Although AMD fans may be eagerly awaiting its Vega graphics cards, the red team isn’t quite finished with its RX 500 series just yet. It’s quietly debuted a new card called the RX 560, which it claims offers “smooth esports performance,” and is ready for AAA gaming.
One of the hallmarks of games aimed at mass adoption, especially with a competitive, esports flavor to them, is that they aren’t too taxing on a system. Yes they can be prettier with high-end graphics cards, but they don’t need that to look good or hit high framerates. That’s what AMD is banking on with its RX 560, which is much more impressive than its predecessors, but hardly set to break any records.
That’s not what it’s designed for, though. In marketing material, AMD highlights that it’s capable of offering as much as 2.5 times the performance of an RX 360 from two generations past. It is also said to be capable of hitting 110 frames per second in Overwatch when running on ‘epic’ settings at 1080P.
The testing saw the card paired up with an Intel Core i7-6700K CPU and 8GB of DDR4, which helped deliver frame rates above 70 on average in Hitman and Battlefield 1, as well as 68 and 65 FPS in Doom and Civilization VI, all on medium settings.

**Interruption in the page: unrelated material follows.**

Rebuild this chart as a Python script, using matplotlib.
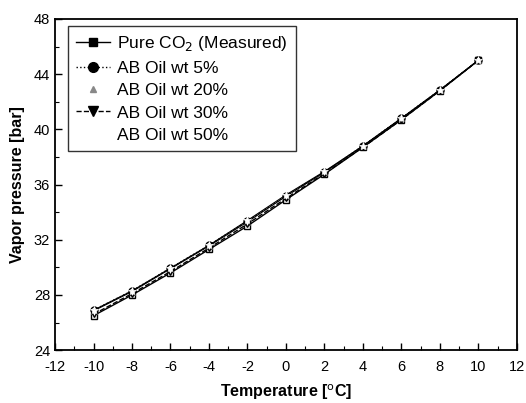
import matplotlib
matplotlib.use("Agg")
import matplotlib.pyplot as plt
from matplotlib.ticker import MultipleLocator
from matplotlib.lines import Line2D

plt.rcParams['font.family'] = ['Liberation Sans', 'DejaVu Sans']
plt.rcParams['axes.unicode_minus'] = False

temperature = [-10, -8, -6, -4, -2, 0, 2, 4, 6, 8, 10]
pure_co2 = [26.5, 28.0, 29.6, 31.3, 33.0, 34.9, 36.75, 38.7, 40.7, 42.8, 45.0]
oil_5 = [26.9, 28.3, 29.95, 31.6, 33.35, 35.2, 36.9, 38.8, 40.8, 42.85, 45.0]
oil_20 = [26.85, 28.25, 29.9, 31.55, 33.3, 35.15, 36.9, 38.8, 40.8, 42.85, 45.0]
oil_30 = [26.6, 28.1, 29.7, 31.4, 33.15, 35.0, 36.8, 38.7, 40.7, 42.8, 45.0]
oil_50 = [26.9, 28.3, 29.95, 31.6, 33.4, 35.25, 36.95, 38.8, 40.8, 42.85, 45.0]
labels = ["Pure CO$_2$ (Measured)", "AB Oil wt 5%", "AB Oil wt 20%",
          "AB Oil wt 30%", "AB Oil wt 50%"]

fig = plt.figure(figsize=(5.26, 4.03), dpi=100)
ax = fig.add_axes([0.1046, 0.131, 0.878, 0.822])

ax.plot(temperature, pure_co2, color='black', lw=1.0, marker='s', ms=5,
        mfc='white', mec='black', mew=1.0, zorder=3)
ax.plot(temperature, oil_5, color='black', lw=1.0, ls=':', marker='o', ms=5,
        mfc='white', mec='black', mew=1.0, zorder=3)
ax.plot(temperature, oil_20, color='black', lw=0.8, ls='-', marker='^', ms=5,
        mfc='white', mec='#555555', mew=0.8, zorder=3)
ax.plot(temperature, oil_30, color='black', lw=1.0, ls='--', marker='v', ms=5,
        mfc='white', mec='black', mew=1.0, zorder=3)
ax.plot(temperature, oil_50, color='black', lw=0.8, ls='-', marker='*', ms=6,
        mfc='white', mec='white', mew=0.5, zorder=4)

handles = [
    Line2D([], [], color='black', lw=1.0, marker='s', ms=6),
    Line2D([], [], color='black', lw=1.0, ls=':', marker='o', ms=7),
    Line2D([], [], color='#888888', lw=0, marker='^', ms=5),
    Line2D([], [], color='black', lw=1.0, ls='--', marker='v', ms=7),
    Line2D([], [], color='white', lw=0, marker='', ms=6),
]
leg = ax.legend(handles, labels, loc='upper left', bbox_to_anchor=(0.02, 0.988),
                frameon=True, fancybox=False, edgecolor='black', fontsize=12.5,
                handlelength=2.0, handletextpad=0.4, borderpad=0.45,
                labelspacing=0.42, borderaxespad=0.2)
leg.get_frame().set_linewidth(1.0)

ax.set_xlim(-12, 12)
ax.set_ylim(24, 48)
ax.xaxis.set_major_locator(MultipleLocator(2))
ax.xaxis.set_minor_locator(MultipleLocator(1))
ax.yaxis.set_major_locator(MultipleLocator(4))
ax.yaxis.set_minor_locator(MultipleLocator(2))
ax.tick_params(which='major', direction='in', length=5, width=1.0, labelsize=10.5)
ax.tick_params(axis='x', which='major', pad=7)
ax.tick_params(which='minor', direction='in', length=3, width=0.8)
for s in ax.spines.values():
    s.set_linewidth(1.3)

ax.set_xlabel("Temperature [$^{\\mathrm{o}}$C]", fontsize=11.5, fontweight='bold', labelpad=6)
ax.set_ylabel("Vapor pressure [bar]", fontsize=11.5, fontweight='bold', labelpad=6)

fig.savefig("out.png", dpi=100)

The card itself sports 16 compute units, giving it 1,204 stream processors. As Hexus points out, the more apt comparison, with the RX 460, shows it adding a pair of CUs which gives it that extra 128 stream processors.
The clock speed has also been increased over its last generation counterpart, though that’s been a hallmark of the RX 500 series. It’s now 1,175MHz at base, with a boosted clock speed of 1,275Mhz, which works out to 85Mhz and 75Mhz more than the RX 460.
That added performance has raised the power requirements, too, though only by five watts. The new RX 560 demands just 80w of power to operate. Memory wise, buyers will have a choice between a 2GB and 4GB version, both using GDDR5.
The price tag for the RX 560 is around $100, though partner versions ranging up to $120 are already available if you want more advanced cooling and factory overclocks.